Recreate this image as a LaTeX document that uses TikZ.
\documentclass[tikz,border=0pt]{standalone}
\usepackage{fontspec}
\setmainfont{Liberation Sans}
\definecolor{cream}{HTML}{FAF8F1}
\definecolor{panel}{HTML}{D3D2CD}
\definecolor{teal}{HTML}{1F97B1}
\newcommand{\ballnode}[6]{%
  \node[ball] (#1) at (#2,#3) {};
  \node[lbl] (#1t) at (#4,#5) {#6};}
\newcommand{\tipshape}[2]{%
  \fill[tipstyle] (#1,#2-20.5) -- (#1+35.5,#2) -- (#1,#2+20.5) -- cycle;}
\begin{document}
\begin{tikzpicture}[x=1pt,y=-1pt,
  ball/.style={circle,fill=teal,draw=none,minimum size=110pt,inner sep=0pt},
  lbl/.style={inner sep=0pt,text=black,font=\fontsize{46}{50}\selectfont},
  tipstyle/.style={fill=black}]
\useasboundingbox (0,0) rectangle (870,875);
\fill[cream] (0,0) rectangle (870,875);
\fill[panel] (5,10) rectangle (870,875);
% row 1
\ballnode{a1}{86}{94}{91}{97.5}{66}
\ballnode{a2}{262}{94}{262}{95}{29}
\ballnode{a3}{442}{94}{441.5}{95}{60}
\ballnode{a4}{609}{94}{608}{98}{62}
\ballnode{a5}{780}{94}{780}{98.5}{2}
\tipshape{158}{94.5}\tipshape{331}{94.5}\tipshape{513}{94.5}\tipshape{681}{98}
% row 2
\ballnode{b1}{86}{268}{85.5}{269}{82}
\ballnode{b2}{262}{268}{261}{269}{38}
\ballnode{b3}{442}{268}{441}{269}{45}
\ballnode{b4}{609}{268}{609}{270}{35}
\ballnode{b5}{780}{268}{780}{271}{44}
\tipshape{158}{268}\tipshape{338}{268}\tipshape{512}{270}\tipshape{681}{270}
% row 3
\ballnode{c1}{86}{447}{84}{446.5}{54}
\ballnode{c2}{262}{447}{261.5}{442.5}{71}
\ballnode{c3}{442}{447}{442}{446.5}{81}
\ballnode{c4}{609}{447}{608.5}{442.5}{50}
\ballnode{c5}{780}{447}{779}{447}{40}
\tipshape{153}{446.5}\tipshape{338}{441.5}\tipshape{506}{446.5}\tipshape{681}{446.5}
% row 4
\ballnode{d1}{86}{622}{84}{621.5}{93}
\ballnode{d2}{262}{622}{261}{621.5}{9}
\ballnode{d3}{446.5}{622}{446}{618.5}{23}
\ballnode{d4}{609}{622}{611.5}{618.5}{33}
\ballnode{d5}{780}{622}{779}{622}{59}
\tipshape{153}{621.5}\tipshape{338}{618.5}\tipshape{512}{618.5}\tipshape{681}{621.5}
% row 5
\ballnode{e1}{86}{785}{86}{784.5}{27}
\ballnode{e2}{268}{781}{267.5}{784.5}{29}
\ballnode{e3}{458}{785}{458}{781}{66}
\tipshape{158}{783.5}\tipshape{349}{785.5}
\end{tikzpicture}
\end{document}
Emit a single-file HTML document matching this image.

-- -- --

◆ **Goal**: Copy the records above exactly.

◆ **Exercise solution**:
Recreate this image as a LaTeX document that uses TikZ.
\documentclass[tikz,border=0pt]{standalone}
\usepackage{fontspec}
\setmainfont{Liberation Sans}
\definecolor{cream}{HTML}{FAF8F1}
\definecolor{panel}{HTML}{D3D2CD}
\definecolor{teal}{HTML}{1F97B1}
\newcommand{\ballnode}[6]{%
  \node[ball] (#1) at (#2,#3) {};
  \node[lbl] (#1t) at (#4,#5) {#6};}
\newcommand{\tipshape}[2]{%
  \fill[tipstyle] (#1,#2-20.5) -- (#1+35.5,#2) -- (#1,#2+20.5) -- cycle;}
\begin{document}
\begin{tikzpicture}[x=1pt,y=-1pt,
  ball/.style={circle,fill=teal,draw=none,minimum size=110pt,inner sep=0pt},
  lbl/.style={inner sep=0pt,text=black,font=\fontsize{46}{50}\selectfont},
  tipstyle/.style={fill=black}]
\useasboundingbox (0,0) rectangle (870,875);
\fill[cream] (0,0) rectangle (870,875);
\fill[panel] (5,10) rectangle (870,875);
% row 1
\ballnode{a1}{86}{94}{91}{97.5}{66}
\ballnode{a2}{262}{94}{262}{95}{29}
\ballnode{a3}{442}{94}{441.5}{95}{60}
\ballnode{a4}{609}{94}{608}{98}{62}
\ballnode{a5}{780}{94}{780}{98.5}{2}
\tipshape{158}{94.5}\tipshape{331}{94.5}\tipshape{513}{94.5}\tipshape{681}{98}
% row 2
\ballnode{b1}{86}{268}{85.5}{269}{82}
\ballnode{b2}{262}{268}{261}{269}{38}
\ballnode{b3}{442}{268}{441}{269}{45}
\ballnode{b4}{609}{268}{609}{270}{35}
\ballnode{b5}{780}{268}{780}{271}{44}
\tipshape{158}{268}\tipshape{338}{268}\tipshape{512}{270}\tipshape{681}{270}
% row 3
\ballnode{c1}{86}{447}{84}{446.5}{54}
\ballnode{c2}{262}{447}{261.5}{442.5}{71}
\ballnode{c3}{442}{447}{442}{446.5}{81}
\ballnode{c4}{609}{447}{608.5}{442.5}{50}
\ballnode{c5}{780}{447}{779}{447}{40}
\tipshape{153}{446.5}\tipshape{338}{441.5}\tipshape{506}{446.5}\tipshape{681}{446.5}
% row 4
\ballnode{d1}{86}{622}{84}{621.5}{93}
\ballnode{d2}{262}{622}{261}{621.5}{9}
\ballnode{d3}{446.5}{622}{446}{618.5}{23}
\ballnode{d4}{609}{622}{611.5}{618.5}{33}
\ballnode{d5}{780}{622}{779}{622}{59}
\tipshape{153}{621.5}\tipshape{338}{618.5}\tipshape{512}{618.5}\tipshape{681}{621.5}
% row 5
\ballnode{e1}{86}{785}{86}{784.5}{27}
\ballnode{e2}{268}{781}{267.5}{784.5}{29}
\ballnode{e3}{458}{785}{458}{781}{66}
\tipshape{158}{783.5}\tipshape{349}{785.5}
\end{tikzpicture}
\end{document}
Emit a single-file HTML document matching this image.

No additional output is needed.